Given data
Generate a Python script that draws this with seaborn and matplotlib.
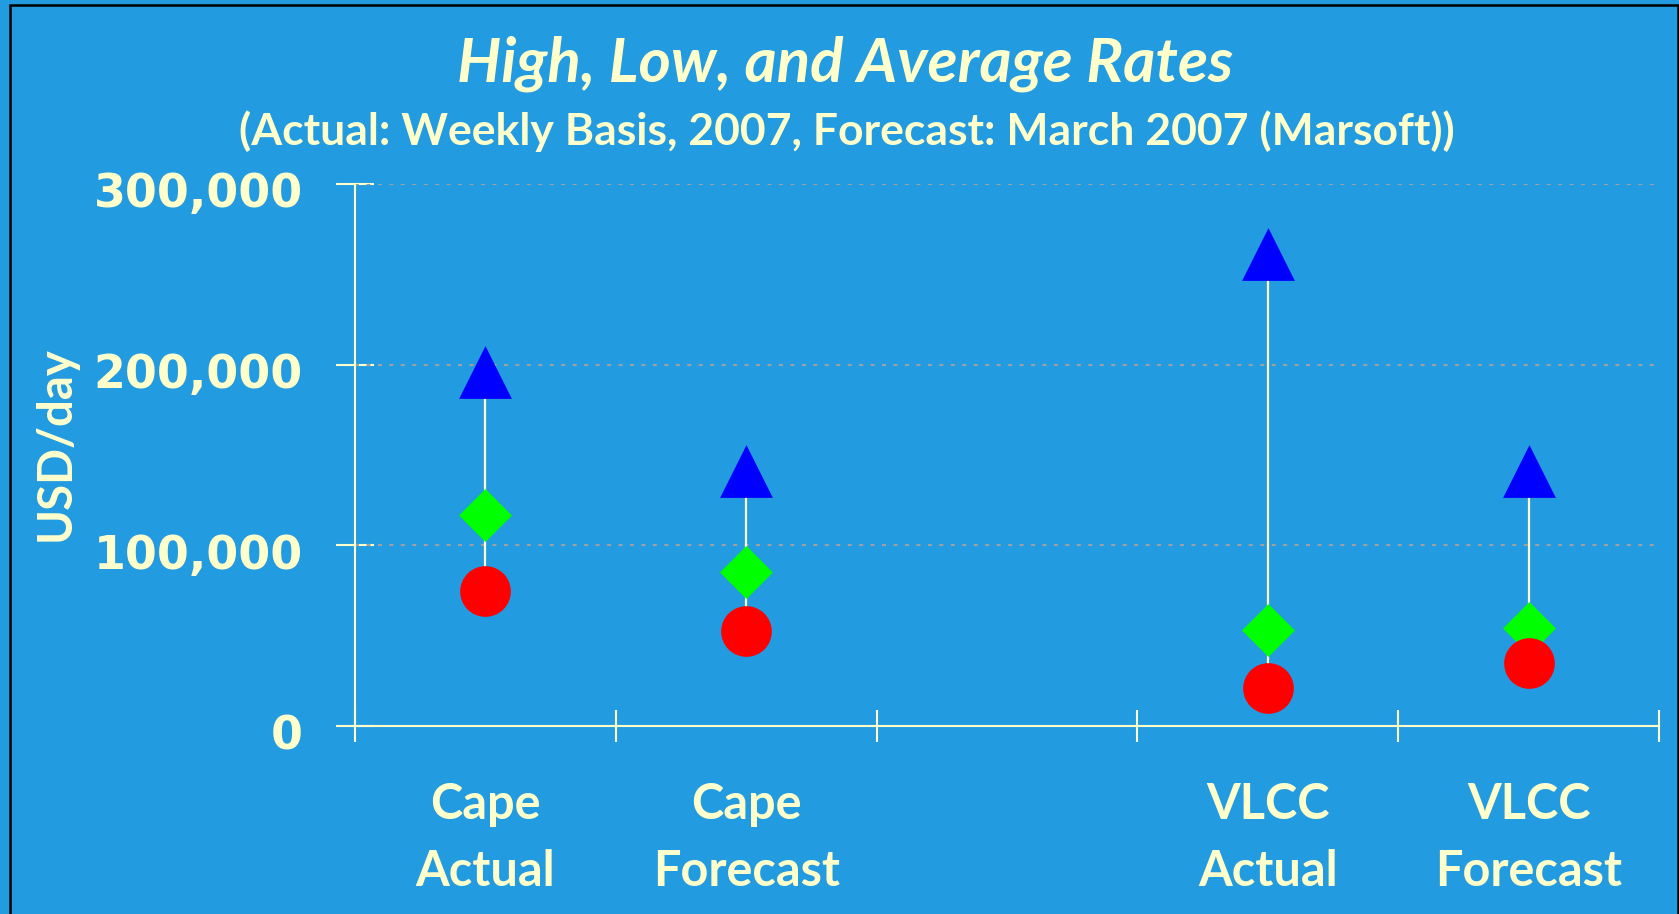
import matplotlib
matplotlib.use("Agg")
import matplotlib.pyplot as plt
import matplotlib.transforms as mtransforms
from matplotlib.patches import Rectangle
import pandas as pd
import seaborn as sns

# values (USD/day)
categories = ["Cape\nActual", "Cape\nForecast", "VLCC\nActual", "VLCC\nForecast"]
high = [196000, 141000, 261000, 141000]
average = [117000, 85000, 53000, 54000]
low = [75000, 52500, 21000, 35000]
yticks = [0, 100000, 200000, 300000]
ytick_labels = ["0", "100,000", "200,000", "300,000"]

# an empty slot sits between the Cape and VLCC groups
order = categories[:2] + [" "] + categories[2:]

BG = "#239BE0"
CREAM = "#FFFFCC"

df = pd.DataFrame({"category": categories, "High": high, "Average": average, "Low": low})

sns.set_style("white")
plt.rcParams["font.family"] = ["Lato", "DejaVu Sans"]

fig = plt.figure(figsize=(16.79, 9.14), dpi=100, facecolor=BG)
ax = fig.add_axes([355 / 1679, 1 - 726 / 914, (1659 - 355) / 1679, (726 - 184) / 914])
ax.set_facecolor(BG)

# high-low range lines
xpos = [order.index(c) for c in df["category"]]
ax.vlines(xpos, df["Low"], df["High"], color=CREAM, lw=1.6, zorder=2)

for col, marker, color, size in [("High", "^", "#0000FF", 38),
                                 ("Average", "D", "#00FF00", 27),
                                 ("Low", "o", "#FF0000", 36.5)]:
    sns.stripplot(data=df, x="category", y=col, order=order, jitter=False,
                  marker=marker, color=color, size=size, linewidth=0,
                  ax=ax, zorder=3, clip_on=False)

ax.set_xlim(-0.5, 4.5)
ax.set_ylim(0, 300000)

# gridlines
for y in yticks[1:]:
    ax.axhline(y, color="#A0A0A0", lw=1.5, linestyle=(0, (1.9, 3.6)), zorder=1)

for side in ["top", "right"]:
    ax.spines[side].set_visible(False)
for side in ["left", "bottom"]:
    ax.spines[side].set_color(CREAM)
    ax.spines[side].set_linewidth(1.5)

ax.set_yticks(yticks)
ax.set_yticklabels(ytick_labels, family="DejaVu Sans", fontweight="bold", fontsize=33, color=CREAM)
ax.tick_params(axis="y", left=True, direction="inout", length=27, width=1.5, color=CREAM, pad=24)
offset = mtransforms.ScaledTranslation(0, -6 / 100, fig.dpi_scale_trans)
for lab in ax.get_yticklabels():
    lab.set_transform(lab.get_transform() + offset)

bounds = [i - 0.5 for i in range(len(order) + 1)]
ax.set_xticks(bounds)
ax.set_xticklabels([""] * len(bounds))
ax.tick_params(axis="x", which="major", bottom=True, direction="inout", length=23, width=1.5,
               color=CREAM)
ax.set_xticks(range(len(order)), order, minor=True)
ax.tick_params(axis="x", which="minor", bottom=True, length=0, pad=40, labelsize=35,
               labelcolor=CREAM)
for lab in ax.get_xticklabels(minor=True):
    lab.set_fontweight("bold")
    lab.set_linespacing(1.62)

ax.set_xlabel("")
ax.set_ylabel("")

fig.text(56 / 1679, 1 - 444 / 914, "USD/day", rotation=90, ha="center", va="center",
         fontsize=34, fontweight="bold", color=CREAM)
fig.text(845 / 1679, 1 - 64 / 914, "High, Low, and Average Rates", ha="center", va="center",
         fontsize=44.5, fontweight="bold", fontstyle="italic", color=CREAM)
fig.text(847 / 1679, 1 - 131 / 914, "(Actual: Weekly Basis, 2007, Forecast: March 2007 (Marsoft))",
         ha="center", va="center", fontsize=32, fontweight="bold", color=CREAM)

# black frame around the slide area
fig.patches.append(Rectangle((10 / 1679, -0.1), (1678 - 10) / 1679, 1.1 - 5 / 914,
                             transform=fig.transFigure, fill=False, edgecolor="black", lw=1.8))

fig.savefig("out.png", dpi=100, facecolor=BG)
...
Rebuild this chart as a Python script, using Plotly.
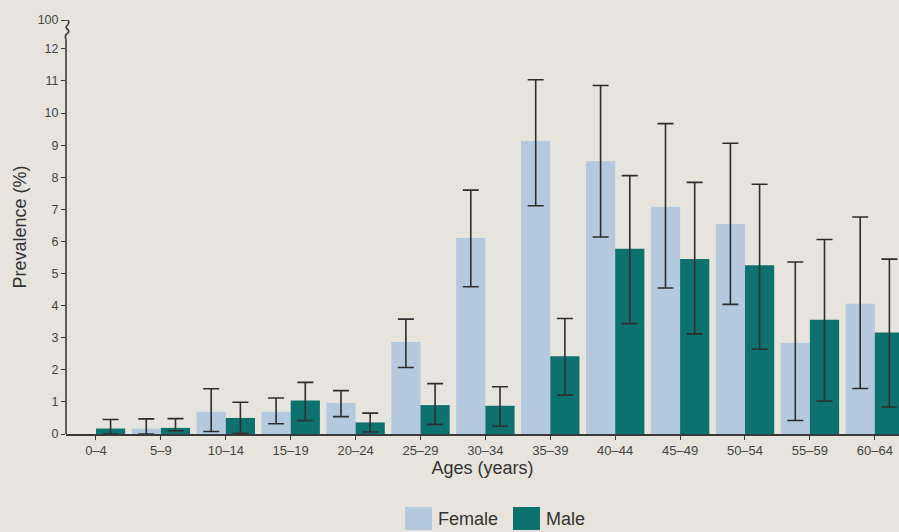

What you need to do
Reproduce the entries exactly, from the line with "Generate a Python" to the line with "import seaborn as sns", both lines included, keeping no pictures.

Exercise output
Generate a Python script that draws this with seaborn and matplotlib.
import matplotlib
matplotlib.use("Agg")
import matplotlib.pyplot as plt
import matplotlib.transforms as mtransforms
from matplotlib.patches import Rectangle
import pandas as pd
import seaborn as sns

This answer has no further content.